In the 20th book of a diverse oeuvre of biographies, cinema, and literature, Joan Mellen documents Lyndon B. Johnson’s career in cronyism, mainly in his home state but also on the international stage. The title reflects LBJ’s penchant for obscuring his personal and financial affairs and his membership in a cadre of pols and business types given to enriching themselves at voters’ expense. The subtitle might well have mentioned Billie Sol Estes, who, after serving his king, tried unsuccessfully to drag him into disgrace.
Citing recently released FBI files, interviews, books, newspaper and magazine articles, and diaries, Mellen traces Johnson’s lifelong dance with power and infamy. Analyzing the 1948 campaign, she shows how Johnson, ever the clever puppeteer, had marionettes falsify records and destroy ballots at arm’s length from their boss to defeat Coke Stevenson by 87 votes in a Democratic primary runoff that assured Johnson of a U.S. Senate seat. “Johnson was not elected to the United States Senate, and so should not have served there,” Mellen writes.
In the Senate, as he had in the House, Johnson toadied to his betters, engineering profitable arrangements that Mellen illuminates using sources well-known but in this context previously untapped–Estes, influence peddler Bobby Baker, and federal contractors willing to kick back dough to a frenemy they mostly feared.
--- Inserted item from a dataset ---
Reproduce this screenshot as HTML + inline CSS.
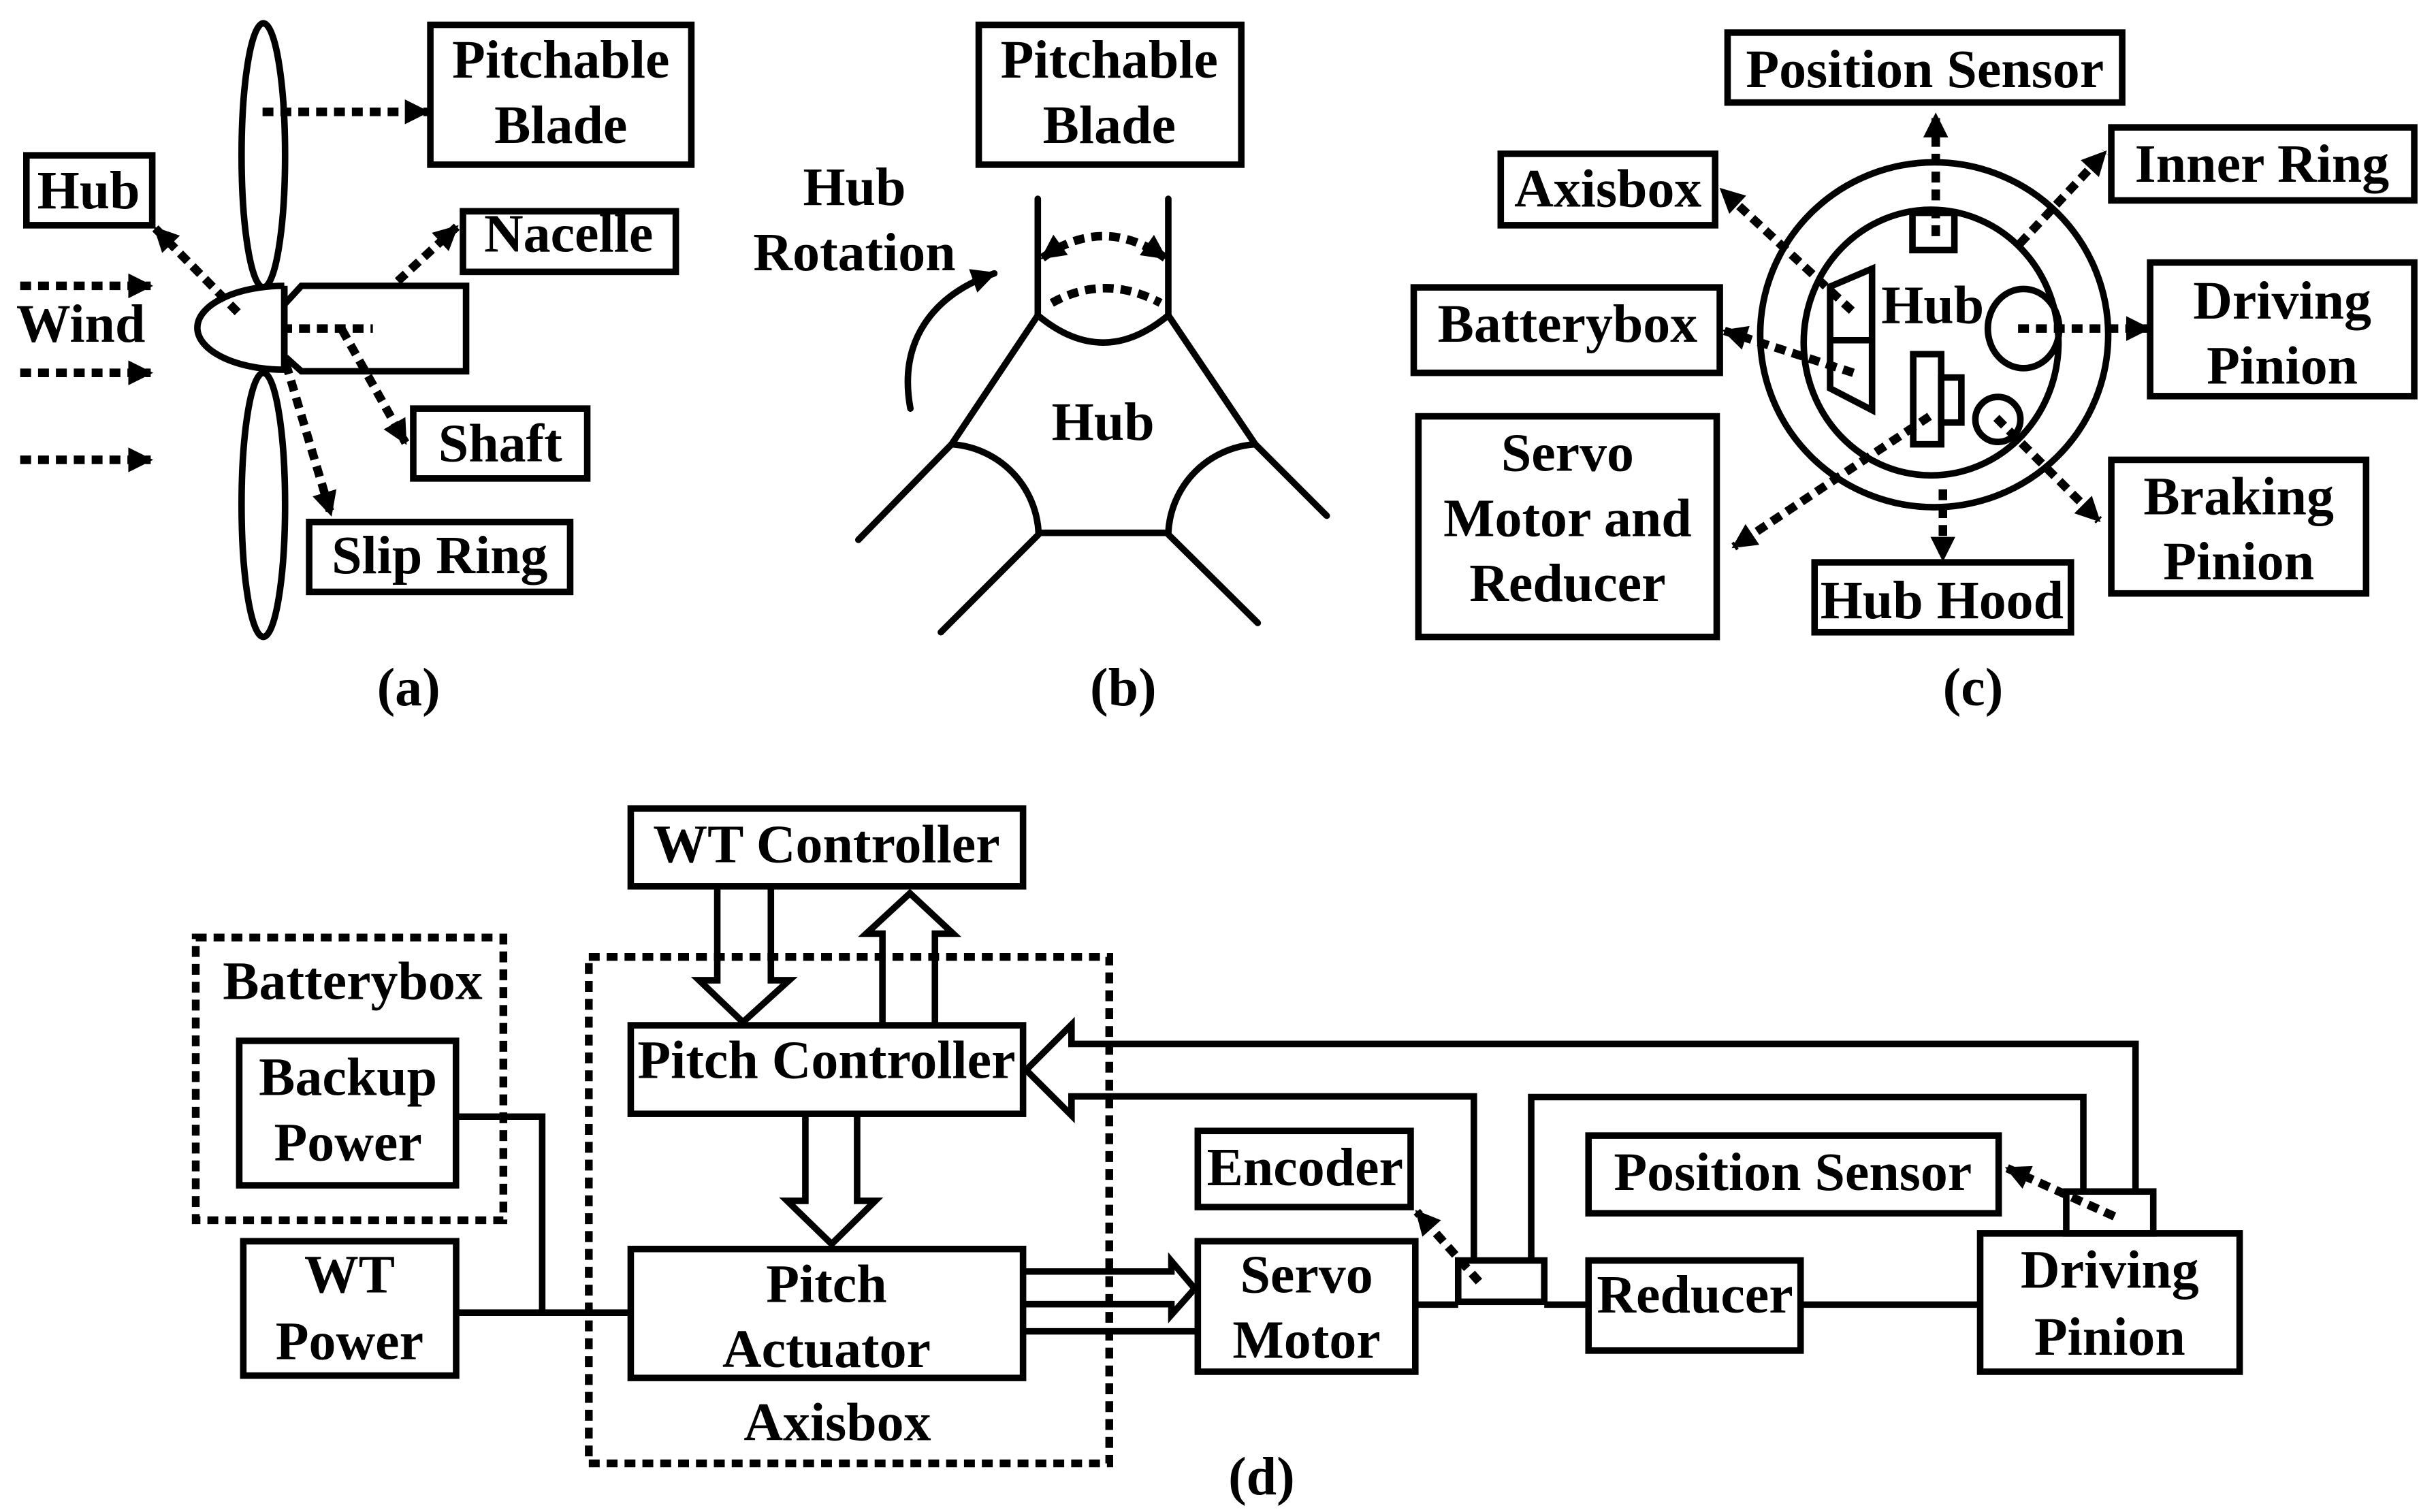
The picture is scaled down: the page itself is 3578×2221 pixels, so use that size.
<!DOCTYPE html>
<html><head><meta charset="utf-8"><style>
html,body{margin:0;padding:0;background:#fff;}
svg{display:block;}
text{font-family:"Liberation Serif",serif;font-weight:bold;font-size:35px;text-anchor:middle;fill:#000;}
</style></head><body>
<svg width="3578" height="2221" viewBox="0 0 1568 973.3" preserveAspectRatio="none" xmlns="http://www.w3.org/2000/svg">
<defs>
<marker id="ah" viewBox="0 0 10 10" refX="9" refY="5" markerWidth="18" markerHeight="16" markerUnits="userSpaceOnUse" orient="auto-start-reverse"><path d="M0,0 L10,5 L0,10 z" fill="#000"/></marker>
</defs>
<g fill="none" stroke="#000" stroke-width="4.2" stroke-linejoin="miter">
<!-- Panel (a) -->
<rect x="277" y="16" width="168" height="90"/>
<rect x="17" y="100" width="81" height="45"/>
<rect x="298" y="136" width="137" height="39"/>
<rect x="266" y="263" width="112" height="45"/>
<rect x="199" y="336" width="168" height="45"/>
<ellipse cx="169.5" cy="100" rx="14" ry="85"/>
<ellipse cx="169.5" cy="325" rx="14" ry="85"/>
<path d="M183,184 L183,238 A56,27 0 0 1 183,184" fill="#fff"/>
<path d="M183,196 L194,184 L300,184 L300,239 L194,239 L184,230"/>
<line x1="183" y1="184" x2="183" y2="238"/>
</g>
<g fill="none" stroke="#000" stroke-width="5.5" stroke-dasharray="7 4.5">
<line x1="169" y1="72" x2="275" y2="72" marker-end="url(#ah)"/>
<line x1="153" y1="201" x2="100" y2="147" marker-end="url(#ah)"/>
<line x1="256" y1="181" x2="294" y2="146" marker-end="url(#ah)"/>
<line x1="13" y1="184" x2="97" y2="184" marker-end="url(#ah)"/>
<line x1="13" y1="240" x2="97" y2="240" marker-end="url(#ah)"/>
<line x1="13" y1="296" x2="97" y2="296" marker-end="url(#ah)"/>
<line x1="181" y1="211.5" x2="240" y2="211.5"/>
<line x1="220" y1="212" x2="261" y2="285" marker-end="url(#ah)"/>
<line x1="184" y1="234" x2="213" y2="331" marker-end="url(#ah)"/>
</g>
<text x="361" y="50">Pitchable</text><text x="361" y="92">Blade</text>
<text x="57" y="134">Hub</text>
<text x="366" y="162">Nacelle</text>
<text x="322" y="297">Shaft</text>
<text x="283" y="369">Slip Ring</text>
<text x="52" y="220">Wind</text>
<text x="263" y="454">(a)</text>

<!-- Panel (b) -->
<g fill="none" stroke="#000" stroke-width="4.2" stroke-linecap="round">
<rect x="630" y="16" width="169" height="90" stroke-linecap="butt"/>
<line x1="668" y1="128" x2="668" y2="203"/>
<line x1="752" y1="128" x2="752" y2="203"/>
<path d="M668,203 Q710,238 752,203"/>
<line x1="668" y1="203" x2="612.5" y2="286"/>
<line x1="752" y1="203" x2="808" y2="286"/>
<path d="M612.5,286 A60,60 0 0 1 668.5,343"/>
<line x1="668.5" y1="343" x2="752" y2="343"/>
<path d="M752,343 A60,60 0 0 1 808,286"/>
<line x1="612.5" y1="286" x2="552.5" y2="347.5"/>
<line x1="808" y1="286" x2="854" y2="332"/>
<line x1="668.5" y1="344" x2="605.6" y2="407"/>
<line x1="752" y1="344" x2="809.6" y2="401"/>
<path d="M586,263 C578,220 600,190 640,176" marker-end="url(#ah)"/>
</g>
<g fill="none" stroke="#000" stroke-width="5.5" stroke-dasharray="7 4.5">
<path d="M677,195 Q711,176 747,195"/>
<path d="M671,166 Q710,138 750,166" marker-start="url(#ah)" marker-end="url(#ah)"/>
</g>
<text x="714" y="50">Pitchable</text><text x="714" y="92">Blade</text>
<text x="710" y="283">Hub</text>
<text x="550" y="132">Hub</text><text x="550" y="174">Rotation</text>
<text x="723" y="454">(b)</text>

<!-- Panel (c) -->
<g fill="none" stroke="#000" stroke-width="4.2">
<rect x="1112" y="21" width="254" height="45"/>
<rect x="1359" y="82" width="195" height="47"/>
<rect x="966" y="99" width="138" height="46"/>
<rect x="910" y="185" width="197" height="55"/>
<rect x="1384" y="169" width="170" height="86"/>
<rect x="913" y="268" width="192" height="142"/>
<rect x="1359" y="296" width="164" height="86"/>
<rect x="1168" y="362" width="165" height="45"/>
<ellipse cx="1245" cy="215.5" rx="112" ry="111"/>
<ellipse cx="1243" cy="220.5" rx="82" ry="85.5"/>
<rect x="1231" y="137" width="27" height="24"/>
<polygon points="1178,184.5 1205,173 1205,264 1178,250"/>
<line x1="1178" y1="219" x2="1205" y2="219"/>
<ellipse cx="1302.5" cy="211.5" rx="23" ry="25.5"/>
<rect x="1231.5" y="228" width="18" height="58"/>
<rect x="1249.5" y="243" width="13" height="29"/>
<circle cx="1286" cy="270" r="14.5"/>
</g>
<g fill="none" stroke="#000" stroke-width="5.5" stroke-dasharray="7 4.5">
<line x1="1246" y1="152" x2="1246" y2="74" marker-end="url(#ah)"/>
<line x1="1300" y1="157" x2="1355" y2="98" marker-end="url(#ah)"/>
<line x1="1192" y1="200" x2="1108" y2="122" marker-end="url(#ah)"/>
<line x1="1193" y1="240" x2="1110" y2="213" marker-end="url(#ah)"/>
<line x1="1299" y1="211.5" x2="1383" y2="211.5" marker-end="url(#ah)"/>
<line x1="1242" y1="268" x2="1116" y2="352" marker-end="url(#ah)"/>
<line x1="1250.6" y1="315" x2="1250.6" y2="360" marker-end="url(#ah)"/>
<line x1="1285" y1="269" x2="1351" y2="335" marker-end="url(#ah)"/>
</g>
<text x="1239" y="56">Position Sensor</text>
<text x="1456" y="117">Inner Ring</text>
<text x="1035" y="133">Axisbox</text>
<text x="1009" y="220">Batterybox</text>
<text x="1469" y="205">Driving</text><text x="1469" y="247">Pinion</text>
<text x="1009" y="303">Servo</text><text x="1009" y="345">Motor and</text><text x="1009" y="387">Reducer</text>
<text x="1441" y="331">Braking</text><text x="1441" y="373">Pinion</text>
<text x="1250" y="398">Hub Hood</text>
<text x="1244" y="208">Hub</text>
<text x="1270" y="454">(c)</text>

<!-- Panel (d) -->
<g fill="none" stroke="#000" stroke-width="5" stroke-dasharray="7 4.5">
<rect x="126" y="603.5" width="198" height="182"/>
<rect x="379" y="616" width="335" height="326"/>
</g>
<g fill="none" stroke="#000" stroke-width="5.5" stroke-dasharray="7 4.5">
<line x1="952" y1="825" x2="912" y2="780" marker-end="url(#ah)"/>
<line x1="1361" y1="783" x2="1292" y2="752" marker-end="url(#ah)"/>
</g>
<g fill="none" stroke="#000" stroke-width="4.2">
<rect x="406" y="520.5" width="252.5" height="50"/>
<rect x="406" y="660" width="252.5" height="57"/>
<rect x="406" y="804" width="252.5" height="83"/>
<rect x="154" y="670" width="139.5" height="93"/>
<rect x="156.6" y="799" width="137" height="86.5"/>
<rect x="771" y="728" width="137" height="49"/>
<rect x="771" y="799" width="140" height="84"/>
<rect x="938.6" y="811.4" width="55.4" height="26.6"/>
<rect x="1022.5" y="811.4" width="136.5" height="58"/>
<rect x="1022.5" y="731" width="264" height="50"/>
<rect x="1274.6" y="794" width="167" height="89"/>
<rect x="1330" y="767" width="56" height="27"/>
<path d="M461.7,571 L461.7,631 L450,631 L478.2,658 L508,631 L496.2,631 L496.2,571"/>
<path d="M568,659.5 L568,601 L557.6,601 L585.7,575 L613.5,601 L601.8,601 L601.8,659.5"/>
<path d="M518.4,717 L518.4,773 L506.7,773 L535.3,800.8 L563.4,773 L551.7,773 L551.7,717"/>
<path d="M659,818.5 L754,818.5 L754,811.8 L769,829.5 L754,846.4 L754,839.5 L659,839.5"/>
<line x1="659" y1="857" x2="771" y2="857"/>
<path d="M1374.6,767 L1374.6,672 L689.7,672 L689.7,659.6 L660.5,688.8 L689.7,718 L689.7,705.8 L948.7,705.8 L948.7,811.4"/>
<path d="M985.6,811.4 L985.6,706.2 L1341,706.2 L1341,767"/>
<polyline points="293.5,718.8 349,718.8 349,845"/>
<line x1="293.5" y1="845" x2="406" y2="845"/>
<line x1="911" y1="839.8" x2="938.6" y2="839.8"/>
<line x1="994" y1="839.8" x2="1022.5" y2="839.8"/>
<line x1="1159" y1="839.8" x2="1274.6" y2="839.8"/>
</g>
<text x="532" y="555">WT Controller</text>
<text x="532" y="694">Pitch Controller</text>
<text x="532" y="838">Pitch</text><text x="532" y="880">Actuator</text>
<text x="539" y="927">Axisbox</text>
<text x="227" y="643">Batterybox</text>
<text x="224" y="705">Backup</text><text x="224" y="747">Power</text>
<text x="225" y="832">WT</text><text x="225" y="875">Power</text>
<text x="840" y="763">Encoder</text>
<text x="841" y="832">Servo</text><text x="841" y="874">Motor</text>
<text x="1091" y="845">Reducer</text>
<text x="1154" y="766">Position Sensor</text>
<text x="1358" y="829">Driving</text><text x="1358" y="872">Pinion</text>
<text x="812" y="962">(d)</text>
</svg>
</body></html>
Mellen establishes Johnson’s corruption by showing that he directly awarded government work that was worth millions to cronies.
As LBJ was amassing paydays and political clout, men and women in his circle were dying under mysterious circumstances. The fallen included Johnson’s loose-lipped younger sister Josefa, who expired at 49 only hours after leaving a Christmas party at her brother’s home in 1961. As Lyndon Johnson rose, so did Mac Wallace, one of Josefa’s beaus. LBJ counted Wallace among his elves in the 1948 campaign. Wallace later worked for the U.S. Agriculture Department and a military contractor favored by Johnson. A 1952 murder conviction seemed no bar to advancement.
Wondering whether Johnson pondered which, if any, of many dangerous secrets Wallace knew, and whether LBJ did anything about that, Mellen plunges into Wallace’s self-destructive story: college corner, weapons merchant, holder of a controversial security clearance, convicted but unpunished murderer, chronic drunk, dead in a one-vehicle accident for which all official reports disappeared.
Faustian Bargains stands apart from the latter-day run of LBJ books by distinguishing fact from opinion and primary from hearsay evidence, conscientiously not vaulting to conclusions and satisfying the author–and this reader–that Lyndon Johnson was a killer more than metaphorically.